By
The Associated Press
BRUSSELS, Belgium - Blaming a "spluttering" U.S. economy, the European Union slashed its own 2001 and 2002 growth forecasts to below 3 percent yesterday - a day before the European Central Bank meets to consider action on interest rates.
The forecast is sure to provide more ammunition for those arguing an interest rate cut is necessary to ward off a global slowdown. The ECB has come under mounting criticism over its position as the only major central bank not to cut rates this year, most recently from the head of the International Monetary Fund and even U.S. Treasury Secretary Paul O'Neill.
EU finance ministers meeting last weekend insisted the U.S. slowdown would have only a "minor" effect on European growth.
But the forecast from the EU Commission cited a "less soft than expected" landing of the U.S. economy as the chief factor in weakening European growth.
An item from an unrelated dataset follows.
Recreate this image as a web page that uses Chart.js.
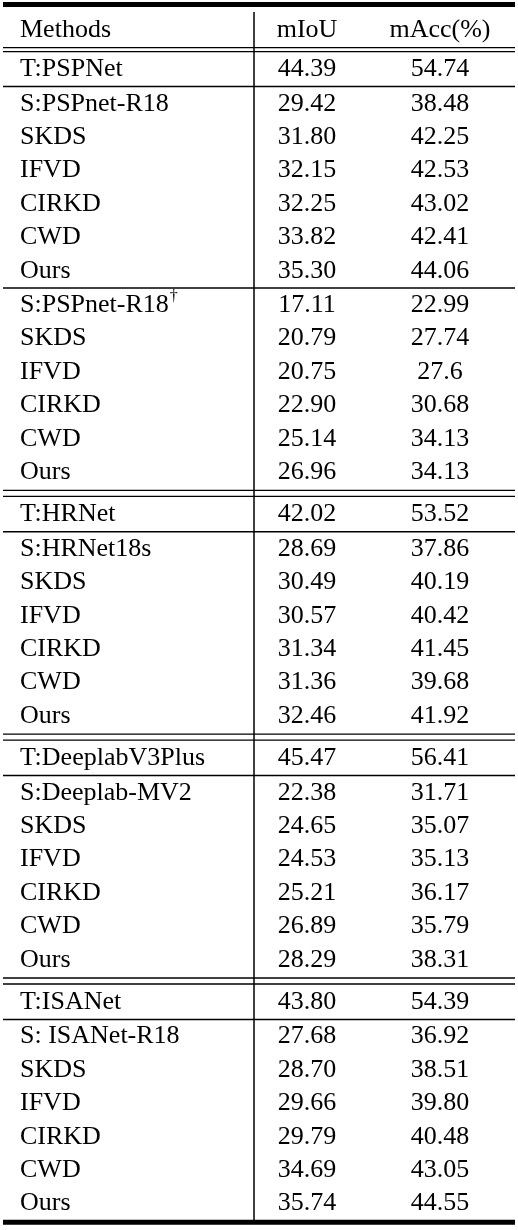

"The EU economy will not be able to escape some impact from the U.S.-led slowing of world demand," it said in a statement.
It forecast growth in the 12-nation euro-zone of 2.8 percent this year and 2.9 percent in 2002, down from its last forecast in November, which had gross domestic product rising by 3.2 percent in 2001 and 3 percent in 2002.
The forecasts are the same when Britain, Sweden and Denmark - the three EU countries not using the euro - are added.
More gloomy news came yesterday from the Confederation of British Industry, which reported a fall in output and business confidence as domestic orders for the past four months fell at their fastest rate since July 1999.
"Manufacturers are clearly facing difficult times," Nick Reilly, chairman of the CBI's economic affairs committee, said in pressing the Bank of England for a further quarter-point cut in interest rates.
In Brussels, EU Economic and Monetary Affairs Commissioner Pedro Solbes refused to say whether he thought the ECB should also cut rates.
Despite the sharp correction, the commission forecast is more optimistic than recent estimates by the Organization for Economic Cooperation and Development, the IMF - and the ECB itself.
The OECD recently lowered its growth forecast for the euro zone to 2.7 percent from 3.1 percent.
The IMF's latest projection cuts growth to 2.4 percent from 3.4 percent, while the ECB expects the euro zone to grow "at or above 2.5 percent" this year.
The commission also said it expected the pain to be felt mainly in the first half of the year. Four rate cuts by the U.S. Federal Reserve and President Bush's planned tax cuts should put the U.S. economy on the road to recovery in the second half of 2001, pulling the global economy along with it.
But the commission also warned the rebound could be slowed by the sharp slide in consumer confidence in the United States if that leads to a slowdown in domestic demand.